Without my professors, I’m not sure I would have finished college. Now, writing ten years later, I’m confident there would have been no honors cords. No published writing. No career at a great publishing house, or freshly-framed MFA diploma hanging in my office. Nothing to flex about, as I’m flexing now. 

I am not the first student to receive such kindness from Oakland professors, nor will I be the last. Almost a decade after graduating, and spending my career visiting campuses across Michigan, this is still what I find unique about Oakland: the amount of emotional labor our professors put in for us. It is labor that is unpaid, undefined in contracts, and, in my opinion, unacknowledged by the university’s negotiating committee. 

It is truly heinous to me—indeed, a scandal—that the university would gut the health care of folks who kept me healthy my first year as a student, among many other outrages. The administration also seeks to make it more expensive for faculty’s children and spouses to attend Oakland. This is an especially important benefit for our lecturers, who make lower salaries than their tenured counterparts and whose status as full-time faculty Oakland has sought to undermine this month, despite the fact they often teach eight classes a year. 

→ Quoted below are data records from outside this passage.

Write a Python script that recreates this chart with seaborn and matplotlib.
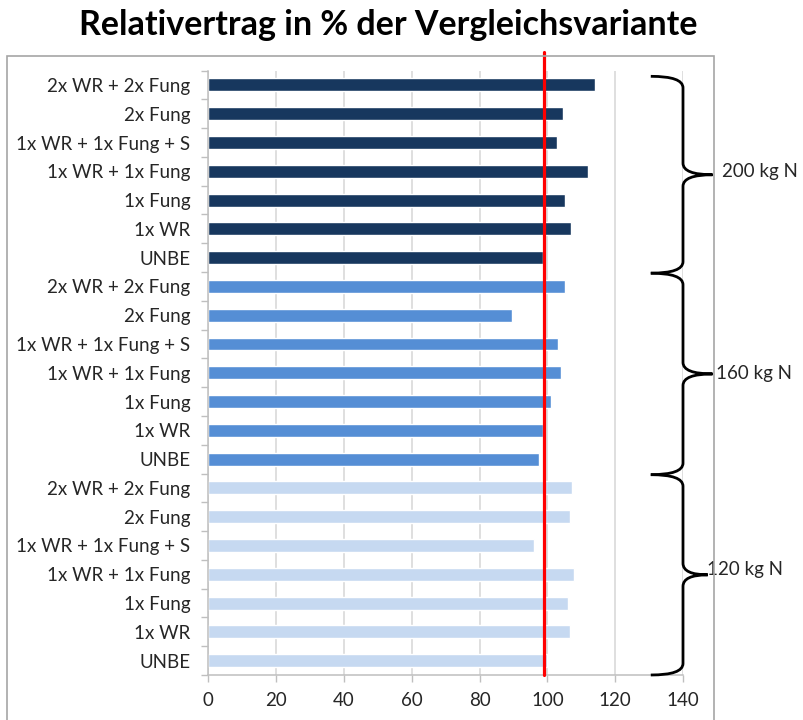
import numpy as np
import pandas as pd
import matplotlib
matplotlib.use("Agg")
import matplotlib.pyplot as plt
from matplotlib.path import Path
from matplotlib.patches import PathPatch, Rectangle
import seaborn as sns

# ---------------- data ----------------
groups = ["200 kg N", "160 kg N", "120 kg N"]
treatments = ["2x WR + 2x Fung", "2x Fung", "1x WR + 1x Fung + S",
              "1x WR + 1x Fung", "1x Fung", "1x WR", "UNBE"]
values_200 = [113.9, 104.6, 102.9, 111.9, 105.2, 106.9, 98.7]
values_160 = [105.1, 89.5, 103.2, 104.1, 101.0, 98.7, 97.6]
values_120 = [107.4, 106.7, 96.2, 107.8, 106.1, 106.8, 99.8]
reference_value = 99
x_ticks = [0, 20, 40, 60, 80, 100, 120, 140]
title = "Relativertrag in % der Vergleichsvariante"

group_colors = ["#17375E", "#558ED5", "#C6D9F1"]

rows = []
for g, vals in zip(groups, [values_200, values_160, values_120]):
    for t, v in zip(treatments, vals):
        rows.append({"row": f"{g}|{t}", "group": g, "treatment": t, "value": v})
df = pd.DataFrame(rows)

# ---------------- figure ----------------
sns.set_theme(style="white")
plt.rcParams["font.family"] = ["Lato", "DejaVu Sans"]

fig = plt.figure(figsize=(8.04, 7.2), dpi=100)
ax = fig.add_axes([0.2591, 0.0625, 0.5904, 0.8395])

sns.barplot(data=df, x="value", y="row", hue="group", palette=group_colors,
            dodge=False, width=0.45, legend=False, ax=ax, saturation=1)

ax.set_xlim(x_ticks[0], x_ticks[-1])
n = len(df)
ax.set_ylim(n - 0.5, -0.5)
ax.set_xticks(x_ticks)
ax.set_xticklabels([str(t) for t in x_ticks], fontsize=13.5, color="#262626")
ax.set_yticks(range(n))
ax.set_yticklabels(df["treatment"], fontsize=13.5, color="#262626")
ax.set_yticks(np.arange(-0.5, n, 1.0), minor=True)
ax.tick_params(axis="y", which="major", length=0, pad=13)
ax.tick_params(axis="y", which="minor", length=5, color="#BFBFBF", width=1, direction="out", left=True)
ax.tick_params(axis="x", which="major", length=5, color="#BFBFBF", width=1, direction="out", pad=7, bottom=True)
ax.set_xlabel("")
ax.set_ylabel("")

ax.grid(axis="x", color="#D9D9D9", linewidth=1.2)
ax.set_axisbelow(True)
for s in ["top", "right"]:
    ax.spines[s].set_visible(False)
for s in ["left", "bottom"]:
    ax.spines[s].set_color("#BFBFBF")
    ax.spines[s].set_linewidth(1.1)

# reference line
ax.axvline(reference_value, ymin=0, ymax=1.03, color="red", linewidth=2.3, clip_on=False, zorder=5)

# braces
def brace(ax, top, bot, mid, x0, xv, xt, r):
    verts = [(x0, top), (xv, top), (xv, top + r),
             (xv, mid - r),
             (xv, mid), (xt, mid),
             (xv, mid), (xv, mid + r),
             (xv, bot - r),
             (xv, bot), (x0, bot)]
    codes = [Path.MOVETO, Path.CURVE3, Path.CURVE3,
             Path.LINETO,
             Path.CURVE3, Path.CURVE3,
             Path.CURVE3, Path.CURVE3,
             Path.LINETO,
             Path.CURVE3, Path.CURVE3]
    p = PathPatch(Path(verts, codes), facecolor="none", edgecolor="black",
                  linewidth=2.0, clip_on=False, zorder=6)
    ax.add_patch(p)

label_x = [151.5, 149.6, 147.0]
label_dy = [-0.1, 0.0, -0.2]
ng = len(treatments)
for i, g in enumerate(groups):
    first = i * ng
    last = first + ng - 1
    top = first - 0.3 if i == 0 else first - 0.46
    bot = last + 0.5 if i == len(groups) - 1 else last + 0.54
    mid = (top + bot) / 2
    tip = 148.7 if i < 2 else 147.3
    brace(ax, top, bot, mid, 130.5, 140, tip, 0.4)
    ax.text(label_x[i], mid + label_dy[i], g, fontsize=13.5, color="#262626",
            ha="left", va="center", clip_on=False, zorder=7)

# title
fig.text(0.483, 0.965, title, ha="center", va="center", fontsize=24.5,
         fontweight="bold", color="black")

# outer frame
fig.patches.append(Rectangle((7 / 804, -0.05), (714 - 7) / 804, 1.05 - 56 / 720,
                             transform=fig.transFigure, fill=False,
                             edgecolor="#A6A6A6", linewidth=1.2, zorder=0))

fig.savefig("out.png", dpi=100)
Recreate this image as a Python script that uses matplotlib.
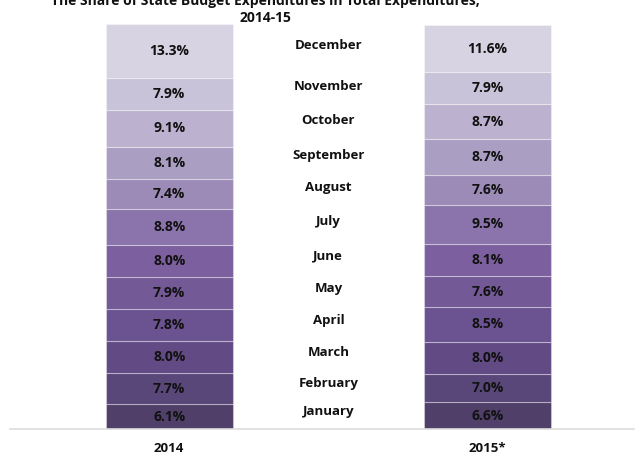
import matplotlib
matplotlib.use("Agg")
import matplotlib.pyplot as plt
import numpy as np

MONTHS = ["January", "February", "March", "April", "May", "June",
          "July", "August", "September", "October", "November", "December"]
YEARS = ["2014", "2015*"]
SHARE_2014 = [6.1, 7.7, 8.0, 7.8, 7.9, 8.0, 8.8, 7.4, 8.1, 9.1, 7.9, 13.3]
SHARE_2015 = [6.6, 7.0, 8.0, 8.5, 7.6, 8.1, 9.5, 7.6, 8.7, 8.7, 7.9, 11.6]
COLORS = ["#4f3f69", "#5a477a", "#624a85", "#6b5290", "#735995", "#7c5f9e",
          "#8b74ab", "#9d8bb7", "#aa9ec2", "#bcb2cf", "#c9c3d9", "#d7d3e3"]

plt.rcParams["font.family"] = ["Open Sans", "DejaVu Sans"]

fig = plt.figure(figsize=(6.44, 4.55), dpi=100)
ax = fig.add_axes([10 / 644, 1 - 429 / 455, 634 / 644 - 10 / 644, (429 - 24) / 455])

series = [SHARE_2014, SHARE_2015]
x = np.arange(len(YEARS))
bottoms = np.zeros(len(YEARS))
centers = []
for i, month in enumerate(MONTHS):
    vals = np.array([s[i] for s in series])
    ax.bar(x, vals, width=0.4, bottom=bottoms, color=COLORS[i],
           edgecolor=(1, 1, 1, 0.35), linewidth=0.8)
    for xi, v, b in zip(x, vals, bottoms):
        ax.text(xi, b + v / 2, f"{v:.1f}%", ha="center", va="center",
                fontsize=10, fontweight="bold", color="#111111")
    centers.append(np.mean(bottoms + vals / 2))
    bottoms = bottoms + vals

# month names sit between the bars, a little above the mean segment centre
for month, c in zip(MONTHS, centers):
    ax.text(0.5, c + 1.1, month, ha="center", va="center",
            fontsize=9.5, fontweight="bold", color="#111111")

ax.set_xlim(-0.5, 1.46)
ax.set_ylim(0, 100.1)
ax.set_xticks(x)
ax.set_xticklabels(YEARS, fontsize=9.5, fontweight="bold", color="#111111")
ax.tick_params(axis="x", length=0, pad=9)
ax.set_yticks([])
for side in ("left", "right", "top"):
    ax.spines[side].set_visible(False)
ax.spines["bottom"].set_color("#dddddd")
ax.spines["bottom"].set_linewidth(1.2)

fig.text(265 / 644, 1 - 1 / 455, "The Share of State Budget Expenditures in Total Expenditures,",
         ha="center", va="center", fontsize=10, fontweight="bold", color="#111111")
fig.text(265 / 644, 1 - 18 / 455, "2014-15", ha="center", va="center",
         fontsize=10, fontweight="bold", color="#111111")

fig.savefig("out.png", dpi=100)
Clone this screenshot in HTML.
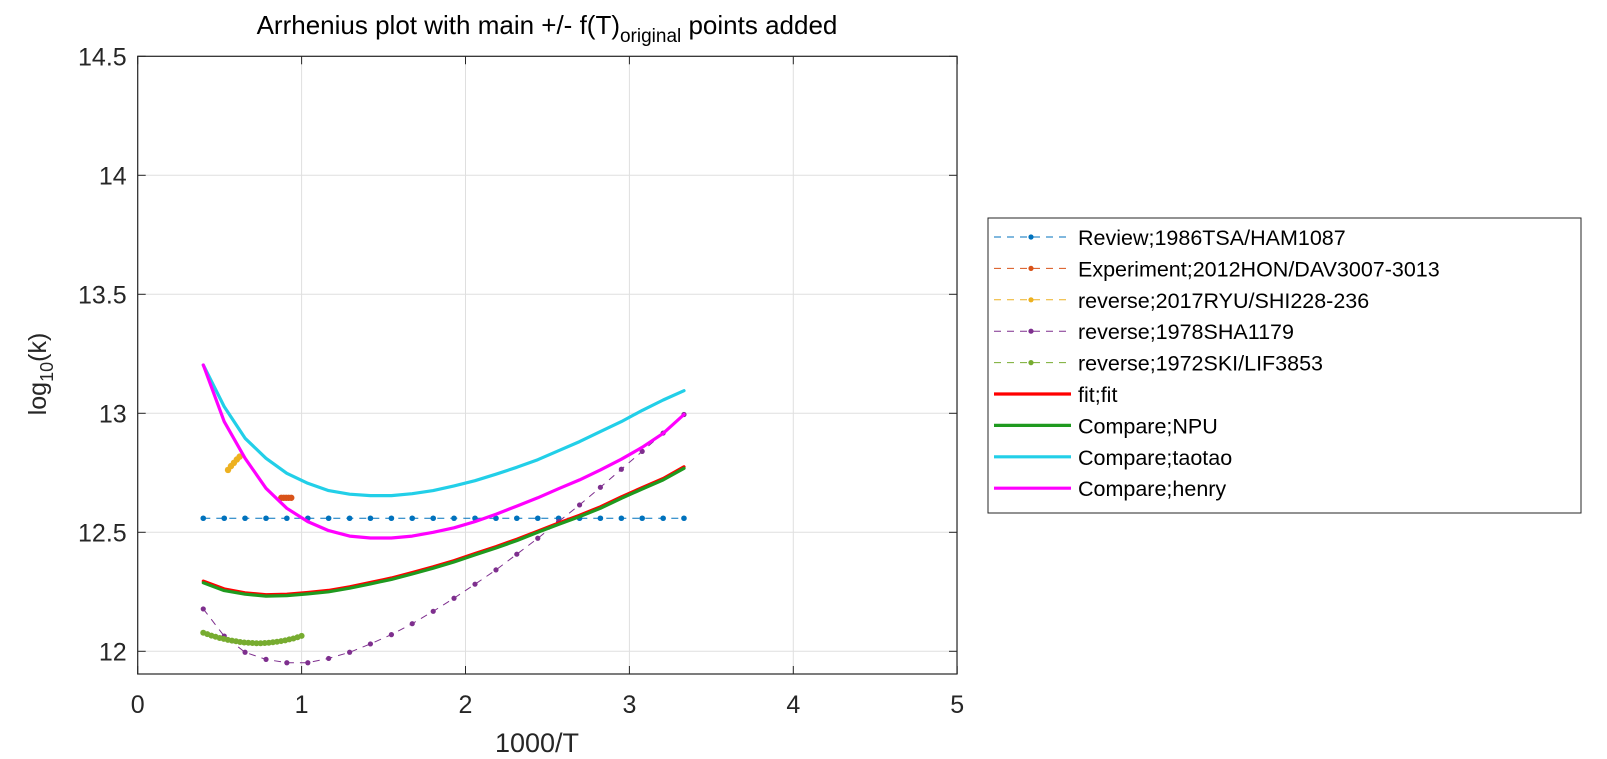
<!DOCTYPE html>
<html><head><meta charset="utf-8">
<style>
html,body{margin:0;padding:0;background:#fff;}
svg{display:block;font-family:"Liberation Sans",Arial,sans-serif;}
</style></head>
<body>
<svg id="chart" width="1607" height="759" viewBox="0 0 1607 759" xmlns="http://www.w3.org/2000/svg">
<rect x="0" y="0" width="1607" height="759" fill="#fff"/>
<g id="grid"></g>
<g id="series"></g>
<g id="axes"></g>
<text x="547" y="34" text-anchor="middle" font-size="26" fill="#000">Arrhenius plot with main +/- f(T)<tspan font-size="19" dy="8">original</tspan><tspan dy="-8"> points added</tspan></text>
<text x="537" y="752" text-anchor="middle" font-size="27" fill="#262626">1000/T</text>
<text transform="translate(46,374) rotate(-90)" text-anchor="middle" font-size="25" fill="#262626">log<tspan font-size="18" dy="7">10</tspan><tspan dy="-7">(k)</tspan></text>
<g id="legend"></g>
</svg>
<script>
const xTicks = [0, 1, 2, 3, 4, 5];
const yTicks = [12, 12.5, 13, 13.5, 14, 14.5];
const xMain = [0.400,0.528,0.655,0.783,0.910,1.038,1.165,1.293,1.420,1.548,1.675,1.803,1.930,2.058,2.186,2.313,2.441,2.568,2.696,2.823,2.951,3.078,3.206,3.333];
const reviewY = [12.559,12.559,12.559,12.559,12.559,12.559,12.559,12.559,12.559,12.559,12.559,12.559,12.559,12.559,12.559,12.559,12.559,12.559,12.559,12.559,12.559,12.559,12.559,12.559];
const shaY = [12.178,12.064,11.996,11.966,11.952,11.952,11.970,11.996,12.031,12.070,12.116,12.168,12.223,12.282,12.342,12.408,12.475,12.545,12.615,12.689,12.765,12.840,12.917,12.995];
const fitY = [12.295,12.262,12.246,12.238,12.240,12.247,12.256,12.271,12.289,12.308,12.331,12.355,12.381,12.411,12.440,12.471,12.505,12.539,12.572,12.607,12.649,12.688,12.726,12.775];
const npuY = [12.288,12.255,12.240,12.232,12.234,12.241,12.250,12.265,12.283,12.302,12.325,12.349,12.375,12.405,12.434,12.465,12.500,12.533,12.566,12.601,12.643,12.682,12.720,12.769];
const taotaoY = [13.203,13.028,12.895,12.811,12.748,12.706,12.675,12.660,12.654,12.654,12.662,12.675,12.695,12.717,12.744,12.773,12.805,12.843,12.881,12.923,12.965,13.012,13.056,13.095];
const henryY = [13.203,12.965,12.811,12.685,12.601,12.545,12.507,12.484,12.476,12.476,12.484,12.500,12.519,12.545,12.576,12.610,12.645,12.683,12.720,12.762,12.807,12.857,12.916,12.995];
const expX = [0.876,0.891,0.906,0.921,0.937];
const expY = [12.645,12.645,12.645,12.645,12.645];
const ryuX = [0.551,0.569,0.587,0.605,0.622];
const ryuY = [12.762,12.778,12.792,12.806,12.818];
const skiX = [0.400,0.425,0.450,0.475,0.500,0.525,0.550,0.575,0.600,0.625,0.650,0.675,0.700,0.725,0.750,0.775,0.800,0.825,0.850,0.875,0.900,0.925,0.950,0.975,1.000];
const skiY = [12.078,12.072,12.066,12.061,12.056,12.052,12.048,12.045,12.042,12.039,12.037,12.036,12.035,12.034,12.034,12.035,12.036,12.038,12.040,12.043,12.046,12.050,12.054,12.059,12.065];
const legendLabels = ["Review;1986TSA/HAM1087","Experiment;2012HON/DAV3007-3013","reverse;2017RYU/SHI228-236","reverse;1978SHA1179","reverse;1972SKI/LIF3853","fit;fit","Compare;NPU","Compare;taotao","Compare;henry"];

const L=137.7,R=957,T=56.3,B=674;
function sx(v){return L+v*163.9;}
function sy(v){return 651.3-(v-12)*238;}
const NS="http://www.w3.org/2000/svg";
function mk(tag,attrs,parent){const e=document.createElementNS(NS,tag);for(const k in attrs)e.setAttribute(k,attrs[k]);parent.appendChild(e);return e;}
const grid=document.getElementById('grid'),axes=document.getElementById('axes'),ser=document.getElementById('series'),leg=document.getElementById('legend');

xTicks.forEach(t=>{
  const g=mk('line',{x1:sx(t),x2:sx(t),y1:T,y2:B,stroke:'#dfdfdf','stroke-width':1},grid);
  
  
  const tk=mk('line',{x1:sx(t),x2:sx(t),y1:B,y2:B-8,stroke:'#262626','stroke-width':1},axes);
  
  
  const tk2=mk('line',{x1:sx(t),x2:sx(t),y1:T,y2:T+8,stroke:'#262626','stroke-width':1},axes);
  
  
  const lb=mk('text',{x:sx(t),y:713,'text-anchor':'middle','font-size':25,fill:'#262626'},axes);
  lb.textContent=String(t);
  
  
});
yTicks.forEach(t=>{
  const g=mk('line',{x1:L,x2:R,y1:sy(t),y2:sy(t),stroke:'#dfdfdf','stroke-width':1},grid);
  
  
  const tk=mk('line',{x1:L,x2:L+8,y1:sy(t),y2:sy(t),stroke:'#262626','stroke-width':1},axes);
  
  
  const tk2=mk('line',{x1:R,x2:R-8,y1:sy(t),y2:sy(t),stroke:'#262626','stroke-width':1},axes);
  
  
  const lb=mk('text',{x:L-11,y:sy(t)+9,'text-anchor':'end','font-size':25,fill:'#262626'},axes);
  lb.textContent=String(t);
  
  
});
const box=mk('rect',{x:L,y:T,width:R-L,height:B-T,fill:'none',stroke:'#262626','stroke-width':1.2},axes);



function pts(xs,ys){return xs.map((x,i)=>sx(x).toFixed(1)+','+sy(ys[i]).toFixed(1)).join(' ');}
function dashed(xs,ys,color,name,r,dash){
  const g=mk('g',{},ser);
  
  
  mk('polyline',{points:pts(xs,ys),fill:'none',stroke:color,'stroke-width':1,'stroke-dasharray':dash},g);
  xs.forEach((x,i)=>{
    const c=mk('circle',{cx:sx(x),cy:sy(ys[i]),r:r,fill:color},g);
    
    
  });
}
function solid(xs,ys,color,name,w){
  const p=mk('polyline',{points:pts(xs,ys),fill:'none',stroke:color,'stroke-width':w,'stroke-linejoin':'round','stroke-linecap':'round'},ser);
  
  
}
dashed(xMain,reviewY,'#0072BD','review-1986tsa-series',2.8,'7,6');
dashed(expX,expY,'#D95319','experiment-2012hon-series',3.2,'6,6');
dashed(ryuX,ryuY,'#EDB120','reverse-2017ryu-series',3.2,'6,6');
dashed(xMain,shaY,'#7E2F8E','reverse-1978sha-series',2.6,'7,6');
dashed(skiX,skiY,'#77AC30','reverse-1972ski-series',3,'6,6');
solid(xMain,fitY,'#ff0000','fit-line',3.2);
solid(xMain,npuY,'#1f9a1f','compare-npu-line',3.2);
solid(xMain,taotaoY,'#22cfe8','compare-taotao-line',3.2);
solid(xMain,henryY,'#ff00ff','compare-henry-line',3.2);

const lb=mk('rect',{x:988,y:218,width:593,height:295,fill:'#fff',stroke:'#262626','stroke-width':1},leg);


const legColors=['#0072BD','#D95319','#EDB120','#7E2F8E','#77AC30','#ff0000','#1f9a1f','#22cfe8','#ff00ff'];
legendLabels.forEach((s,i)=>{
  const y=237+i*31.4;
  const g=mk('g',{},leg);
  
  
  if(i<5){
    mk('line',{x1:994,x2:1068,y1:y,y2:y,stroke:legColors[i],'stroke-width':1,'stroke-dasharray':'7,6'},g);
    mk('circle',{cx:1031,cy:y,r:2.6,fill:legColors[i]},g);
  } else {
    mk('line',{x1:994,x2:1071,y1:y,y2:y,stroke:legColors[i],'stroke-width':3.2},g);
  }
  const t=mk('text',{x:1078,y:y+8,'font-size':21.5,fill:'#000'},g);
  t.textContent=s;
});
</script>
</body></html>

Three days after I moved into Vandenberg that first year, our faculty had no choice but to strike and demand that Oakland give them a contract they deserved. Meanwhile, the University sent emails instructing students to go to classes anyways or risk being dropped from the course. The strike made the New York Times and delayed classes for a week. The administration gave Oakland a black eye in front of the nation, as they’re doing now, putting the wrong kind of black in Black and Gold.

Reader, you may not know this, but Oakland’s motto, “Seek knowledge and virtue,” comes from Dante, uttered by a man condemned for fraud to the second-lowest circle of hell. He utters these words to trick—err, inspire—his crew to sail off the edge of the world. Now, as Oakland did when I first came, they’re attempting to subtly (and disingenuously) spin these contract negotiations in a way that suggests faculty don’t have the university’s resources at heart. 

Do not let that rhetoric trick you. Seek virtue. Demand that Oakland take care of the faculty as the faculty have taken care of us.